Ele chega então ao cerne de sua exposição: a condenação formal do uso da força, representada pela violação da neutralidade da Bélgica por tropas do Império alemão, em total desrespeito aos princípios discutidos poucos anos antes na Segunda Conferência da Paz da Haia, na qual Rui fora o chefe da delegação brasileira. Suas palavras, em defesa desse princípio, foram muito claras: “Entre os que destroem a lei e os que a observam não há neutralidade admissível. Neutralidade não quer dizer impassibilidade; quer dizer imparcialidade; e não há imparcialidade entre o direito e a injustiça. (...) O direito não se impõe... com o peso dos exércitos. Também se impõe, e melhor, com a pressão dos povos. (...) Não há duas morais, a doutrinária e a prática.

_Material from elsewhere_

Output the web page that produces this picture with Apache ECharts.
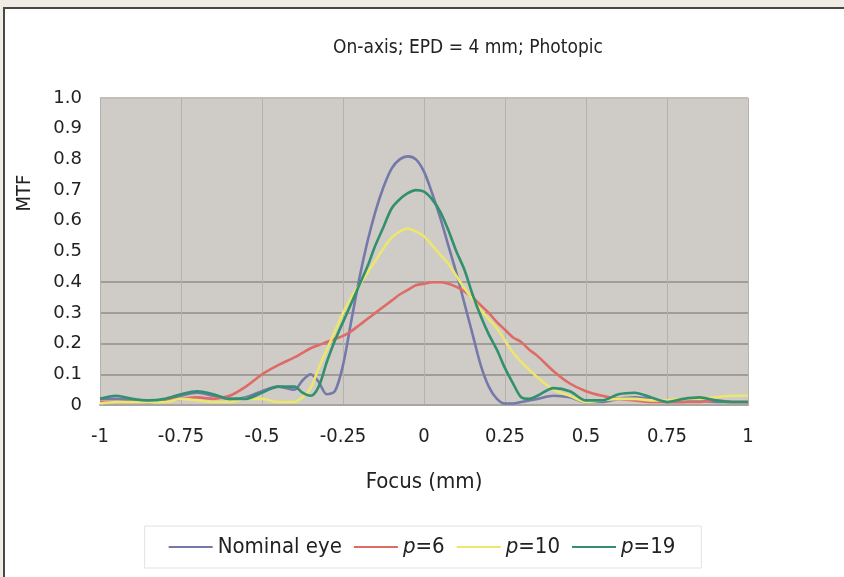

A moral é uma só: a da consciência humana, que não vacila em discernir entre o direito e a força.”
            Essa conferência de Rui Barbosa foi relembrada pelo chanceler Oswaldo Aranha, em 1942, no exato momento em que o Brasil se viu confrontado à extensão da guerra europeia ao continente americano, instando, então, o país a assumir suas responsabilidades no plano dos princípios do direito internacional e em consonância com os deveres da solidariedade hemisférica. A Alemanha tinha, mais uma vez, violado a neutralidade da Bélgica, para invadir a França. A postura de Aranha – que havia recepcionado Rui, como jovem estudante no Rio de Janeiro, quando o jurista desembarcou em sua volta ao Brasil –, foi decisiva para que, ao contrário da vizinha Argentina, então controlada pelo Grupo de Oficiais Unidos, de orientação simpática ao Eixo, o Brasil adotasse uma postura compatível com a construção doutrinária iniciada por Rui e de acordo a seus interesses nacionais, nos contextos hemisférico e global, em face do desrespeito brutal ao direito internacional cometido pelas potências nazifascistas na Europa e fora dela. 
            Vinte anos depois, o chanceler San Tiago Dantas, um dos grandes tribunos do pensamento jurídico da diplomacia brasileira, defende o respeito ao princípio da não intervenção nos assuntos internos de outros Estados, que estava então em causa nas conferências e reuniões pan-americanas em torno do caso de Cuba. Outros juristas e diplomatas brasileiros, ao longo do século, a exemplo de Raul Fernandes, Afrânio de Melo Franco, Afonso Arinos e Araújo Castro, participaram dessa construção doutrinal e pragmática dos valores e princípios da diplomacia brasileira. Há que se reconhecer, no entanto, que Rui Barbosa foi um dos responsáveis pela contribuição das grandes diretrizes políticas e jurídicas que hoje integram plenamente o patrimônio da diplomacia brasileira.

Sérgio Eduardo Moreira Lima, embaixador, é presidente da Fundação Alexandre de Gusmão; Paulo Roberto de Almeida é ministro da carreira diplomática e professor nos programas de mestrado e doutorado em Direito do Uniceub.